Se relier à la ville
En 2010, les enfants rencontrés chaque semaine ont désormais pris l’habitude d’aller à la bibliothèque municipale. Ils ont également pu rencontrer le maire de leur ville, le député, découvrir le théâtre, le cinéma, le centre de santé ou la caserne des pompiers, et participer, avec l’équipe, à la création d’un livret. La Bibliothèque de rue n’a alors plus de raison de continuer à cet endroit. “Quand ils ont été bien reliés à leur ville, nous avons pensé que nous pouvions quitter les lieux, après une grande fête.” Mais les parents restent quant à eux demandeurs d’accompagnement.
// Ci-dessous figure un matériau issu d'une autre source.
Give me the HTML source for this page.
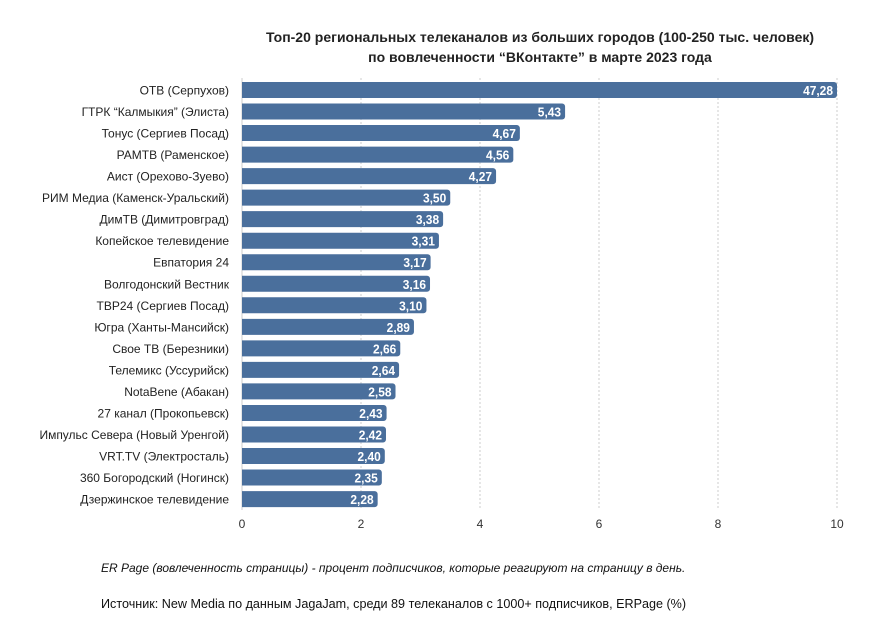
<!DOCTYPE html>
<html><head><meta charset="utf-8"><style>
body{margin:0;background:#fff;font-family:"Liberation Sans",sans-serif;}
</style></head><body>
<svg id="chart" width="879" height="632" xmlns="http://www.w3.org/2000/svg" font-family="Liberation Sans, sans-serif">
<text x="540" y="42" text-anchor="middle" font-size="14" font-weight="bold" fill="#222">Топ-20 региональных телеканалов из больших городов (100-250 тыс. человек)</text>
<text x="540" y="62" text-anchor="middle" font-size="14" font-weight="bold" fill="#222">по вовлеченности “ВКонтакте” в марте 2023 года</text>
<g id="grid"></g><g id="bars"></g><g id="xticks"></g>
<text x="101" y="572" font-size="12" font-style="italic" fill="#111">ER Page (вовлеченность страницы) - процент подписчиков, которые реагируют на страницу в день.</text>
<text x="101" y="608" font-size="12.6" fill="#111">Источник: New Media по данным JagaJam, среди 89 телеканалов с 1000+ подписчиков, ERPage (%)</text>
</svg>
<script>
const categories=["ОТВ (Серпухов)","ГТРК “Калмыкия” (Элиста)","Тонус (Сергиев Посад)","РАМТВ (Раменское)","Аист (Орехово-Зуево)","РИМ Медиа (Каменск-Уральский)","ДимТВ (Димитровград)","Копейское телевидение","Евпатория 24","Волгодонский Вестник","ТВР24 (Сергиев Посад)","Югра (Ханты-Мансийск)","Свое ТВ (Березники)","Телемикс (Уссурийск)","NotaBene (Абакан)","27 канал (Прокопьевск)","Импульс Севера (Новый Уренгой)","VRT.TV (Электросталь)","360 Богородский (Ногинск)","Дзержинское телевидение"];
const values=[47.28,5.43,4.67,4.56,4.27,3.50,3.38,3.31,3.17,3.16,3.10,2.89,2.66,2.64,2.58,2.43,2.42,2.40,2.35,2.28];
const ticks=[0,2,4,6,8,10];
const NS="http://www.w3.org/2000/svg";
const x0=242,x1=837,xmax=10,y0=90,step=21.53,bh=16;
const xs=v=>x0+Math.min(v,xmax)/xmax*(x1-x0);
const ys=i=>y0+i*step;
function mk(t,a,p){const e=document.createElementNS(NS,t);for(const k in a)e.setAttribute(k,a[k]);p.appendChild(e);return e;}
const grid=document.getElementById('grid'),bars=document.getElementById('bars'),xt=document.getElementById('xticks');
ticks.forEach(t=>{
 const l=mk('line',{x1:xs(t),x2:xs(t),y1:78,y2:510,stroke:'#ccc','stroke-dasharray':t===0?'':'2,2','stroke-width':1},grid);
 
 
 const tx=mk('text',{x:xs(t),y:528,'text-anchor':'middle','font-size':12,fill:'#333'},xt);
 tx.textContent=t;
 
 
});
categories.forEach((c,i)=>{
 const y=ys(i),w=xs(values[i])-x0;
 const lb=mk('text',{x:229,y:y+4.5,'text-anchor':'end','font-size':12,fill:'#222'},bars);
 lb.textContent=c;
 
 
 const r=mk('path',{d:`M${x0},${y-bh/2}h${w-3}a3,3 0 0 1 3,3v${bh-6}a3,3 0 0 1 -3,3h${-(w-3)}z`,fill:'#4a6f9c'},bars);
 
 
 const v=mk('text',{x:x0+w-4,y:y+5,'text-anchor':'end','font-size':13,'font-weight':'bold',fill:'#fff',transform:`translate(${(x0+w-4)*0.08},0) scale(0.92,1)`},bars);
 v.textContent=values[i].toFixed(2).replace('.',',');
 
 
});
</script>
</body></html>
Un groupe de réflexion est mis en place avec des personnes rencontrées dans les bidonvilles et les cités d’Aubervilliers, Saint-Denis, La Courneuve, le Pré-Saint-Gervais ou le Bourget.
La Bibliothèque de rue s’implante ensuite square Roser, à Aubervilliers, de 2015 à 2018, puis en cité, square Préssensé. “Nous nous installons dans un quartier où il n’y a aucune offre publique, aucune offre culturelle. La population est laissée pour compte et le quartier très défavorisé. Des enfants nous ont dit : ‘vous viendrez une fois et nous laisserez tomber, comme les autres’.” Mais, depuis trois ans, l’équipe est bien là, chaque mercredi. Avec les autres membres, Isabelle se bat pour qu’un local muré et insalubre soit réhabilité et qu’un lieu de rencontres soit créé pour les habitants. “Je n’ai pas l’habitude de réclamer des choses pour moi. Mais se battre pour les droits de quelqu’un, je peux et dois le faire. Il faut avoir du culot en tant que citoyenne pour clamer qu’une situation est inadmissible.”
Un moment indispensable
Isabelle rejoint également en 2016 le groupe d’alliés de l’Université populaire Quart Monde d’Île-de-France, qu’elle anime de 2018 à 2020. “C’est un moment essentiel. Que de mots et de maux échangés en toute bienveillance, avec des personnes pour qui les valeurs humaines ont un sens”.
Fin 2020, elle se lance aussi, en tant que personne ressource, dans le projet Osee (Osons les savoirs d’expérience de l’exclusion). Avec une amie, alliée de la Bibliothèque de rue, Blanca Comas, elles accompagnent Aminata dans cette année de préqualification. La jeune femme de 20 ans a arrêté sa scolarité en début de première et souhaite profiter de cette année pour accéder à une formation qualifiante. “Je doutais de mes compétences et du temps possible à lui consacrer. Mais, comme nous étions deux, j’ai finalement accepté avec enthousiasme.” Aminata a réussi son concours en juin 2021 pour une école de travail social. “C’est génial, je suis heureuse autant ou plus qu’elle”, se réjouit Isabelle. Elle compte bien continuer à soutenir la jeune femme dans sa formation.
D’autres projets au sein du Mouvement pourraient la tenter, mais elle veut aussi garder du temps pour elle. “Pour agir, j’ai besoin de conserver cette énergie positive qui m’anime.” Julie Clair-Robelet
Cet article est issu du Journal d’ATD Quart Monde de novembre 2021.